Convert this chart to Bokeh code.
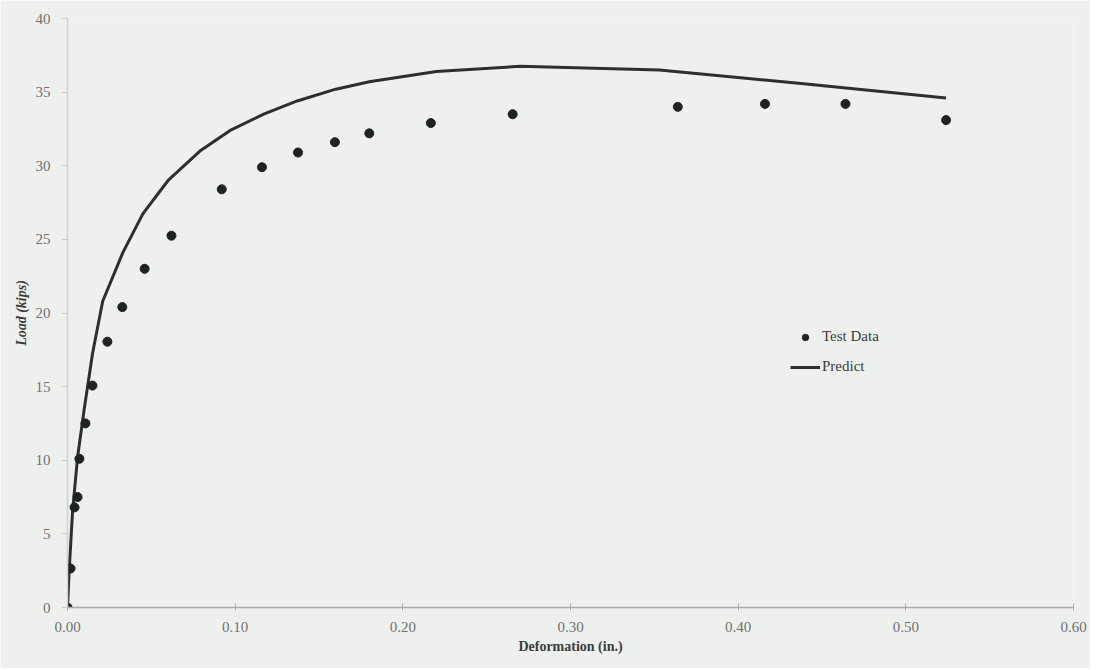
from bokeh.plotting import figure
from bokeh.models import Range1d, Legend, LegendItem
from bokeh.embed import file_html
from bokeh.resources import INLINE

# Test data (deformation in., load kips)
test_x = [0.0, 0.0018, 0.0042, 0.0060, 0.0071, 0.0107, 0.0149, 0.0238, 0.0327,
          0.046, 0.062, 0.092, 0.116, 0.1375, 0.1595, 0.180, 0.2167, 0.2655,
          0.364, 0.416, 0.464, 0.524]
test_y = [0.0, 2.65, 6.8, 7.5, 10.1, 12.5, 15.07, 18.05, 20.4,
          23.0, 25.25, 28.4, 29.9, 30.9, 31.6, 32.2, 32.9, 33.5,
          34.0, 34.2, 34.2, 33.1]

# Predicted curve
pred_x = [0.0, 0.001, 0.003, 0.006, 0.010, 0.015, 0.021, 0.033, 0.045, 0.060,
          0.079, 0.097, 0.117, 0.137, 0.160, 0.180, 0.220, 0.270, 0.353, 0.436, 0.524]
pred_y = [0.0, 2.5, 6.5, 10.2, 13.5, 17.3, 20.8, 24.1, 26.75, 29.0,
          31.0, 32.4, 33.5, 34.4, 35.2, 35.7, 36.4, 36.75, 36.5, 35.6, 34.6]

x_ticks = [0.0, 0.1, 0.2, 0.3, 0.4, 0.5, 0.6]
x_tick_labels = ["0.00", "0.10", "0.20", "0.30", "0.40", "0.50", "0.60"]
y_ticks = [0, 5, 10, 15, 20, 25, 30, 35, 40]

BG = "#eef0ee"
FONT = "Liberation Serif"

p = figure(width=1090, height=668, output_backend="svg", toolbar_location=None,
           x_range=Range1d(0, 0.6), y_range=Range1d(0, 40),
           min_border_left=67, min_border_right=17, min_border_top=18, min_border_bottom=61,
           background_fill_color=BG, border_fill_color=BG, outline_line_color=None)

p.xgrid.grid_line_color = None
p.ygrid.grid_line_color = None

p.xaxis.ticker = x_ticks
p.xaxis.major_label_overrides = {t: l for t, l in zip(x_ticks, x_tick_labels)}
p.yaxis.ticker = y_ticks

for ax in (p.xaxis[0], p.yaxis[0]):
    ax.major_label_text_font = FONT
    ax.major_label_text_font_size = "15px"
    ax.major_label_text_color = "#6f7270"
    ax.minor_tick_line_color = None
    ax.axis_label_text_font = FONT
    ax.axis_label_text_color = "#3a3d3c"

p.xaxis.axis_line_color = "#a9acaa"
p.xaxis.axis_line_width = 1.5
p.xaxis.major_tick_line_color = "#a9acaa"
p.xaxis.major_tick_in = 4
p.xaxis.major_tick_out = 3
p.xaxis.major_label_standoff = 11
p.xaxis.axis_label = "Deformation (in.)"
p.xaxis.axis_label_text_font_style = "bold"
p.xaxis.axis_label_text_font_size = "14px"
p.xaxis.axis_label_standoff = 4

p.yaxis.axis_line_color = "#d0d3d1"
p.yaxis.axis_line_width = 1.5
p.yaxis.major_tick_line_color = "#c8cbc9"
p.yaxis.major_tick_in = 0
p.yaxis.major_tick_out = 6
p.yaxis.major_label_standoff = 11
p.yaxis.axis_label = "Load (kips)"
p.yaxis.axis_label_text_font_style = "bold italic"
p.yaxis.axis_label_text_font_size = "14px"
p.yaxis.axis_label_standoff = 4

line_r = p.line(pred_x, pred_y, line_color="#2b302f", line_width=3)
pts_r = p.scatter(test_x, test_y, marker="circle", size=9,
                  fill_color="#1e2221", line_color="#1e2221")

legend = Legend(items=[LegendItem(label="Test Data", renderers=[pts_r]),
                       LegendItem(label="Predict", renderers=[line_r])],
                location=(723, 232), background_fill_alpha=0, border_line_color=None,
                label_text_font=FONT, label_text_font_size="15px", label_text_color="#3a3d3c",
                glyph_width=30, glyph_height=16, label_standoff=2, spacing=13,
                padding=0, margin=0)
p.add_layout(legend)

open("out.html", "w").write(file_html(p, INLINE))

━━━━━━

▶ Goal
Everything from the first line of the listing above through the line that contains "from bokeh.resources import INLINE" is to be restated word for word, minus the pictures.

▶ Exercise answer
Convert this chart to Bokeh code.
from bokeh.plotting import figure
from bokeh.models import Range1d, Legend, LegendItem
from bokeh.embed import file_html
from bokeh.resources import INLINE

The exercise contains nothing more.